Talmadge concealed his find and returned with an oxyacetylene torch, opened the old, rusty safe, and found that leaking water had destroyed most of the contents. He did recover a number of watertight microfilm canisters, which he tossed in his garage, vowing to read them one day.

The microfilm sat untouched in Talmadge's garage for seventeen years.

In his only private conversation with Talmadge before the military took over, Shanker learned of the microfilm and his client's hunch it might be useful.

Jasmine leaned on my shoulder to better read the laptop's screen as we scanned the documents to get an overview of what we had.

"This Frank Harper starts out like a saint and turns into a monster," Jasmine said.

I shook my head. "I think he's the same person. But he got sucked in by his own insatiable curiosity about what makes us human, good, bad… who we are. He was grappling with the big question with some big consequences. I think its clear, early on, he wanted to explore this Phineas Gage thing firsthand." I paused. "I want to go back when I have time and read that essay he wrote about ethics, free will, crime, and punishment. It's pretty deep."

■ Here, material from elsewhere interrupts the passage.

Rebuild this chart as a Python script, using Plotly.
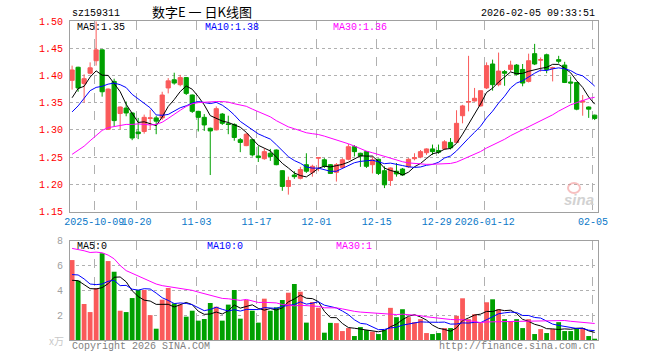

"So he starts out with a charge of pure scientific curiosity, then someone in Washington gets wind of things and dumps a ton of money on him," Jasmine said. "You think that's what made him cross the line? Moved him from fixing up people with head wounds and studying them into creating head wounds to make better warriors? Then the chemicals?"

"Clearly," I agreed.

"It doesn't hurt the rationalization process when your own government says it needs your research."

"Big factor. Really big."

The last document on the CD was a memo on Jay Shanker's letterhead summarizing a second CD dealing exclusively with Clark Braxton. That CD and the location of the original supporting documentation for all the information on both CDs would be made available once two conditions were met: if Vanessa Thompson joined in Talmadge's defense and brought me on board.

"Shanker and Mom agreed you're the only expert who could credibly unravel the data in the files."

"I don't understand why Shanker didn't go to the authorities with it," I said.

"He did."

"He did what?"

"He took it to the judge," Jasmine said. "And within hours, the suits showed up at his door and the threats began. That's when he came to Mama. She found it hard to swallow until the next day when Shanker's office and his house and a mini-storage unit, his RV, and even his duck blind had been ransacked."

"How come they didn't find the microfilm?"

"My understanding is, he'd been freaked out by what he had read and had hidden everything before he went to the judge."

"And we don't know where."

As Jasmine opened her mouth to reply, we heard distant sounds of tires on gravel.

"Quincy coming back?" I asked.

Jasmine frowned. "Not likely."

"Who?"

She shook her head. I rushed to the bedroom then and grabbed my Ruger. Jasmine pulled hers from her purse and clipped the holster to her waistband.

"Come on!" She said, heading for the back door. She unbolted it and lunged into a dense wall of green vines, weeds, and saplings. I followed her in my bare feet.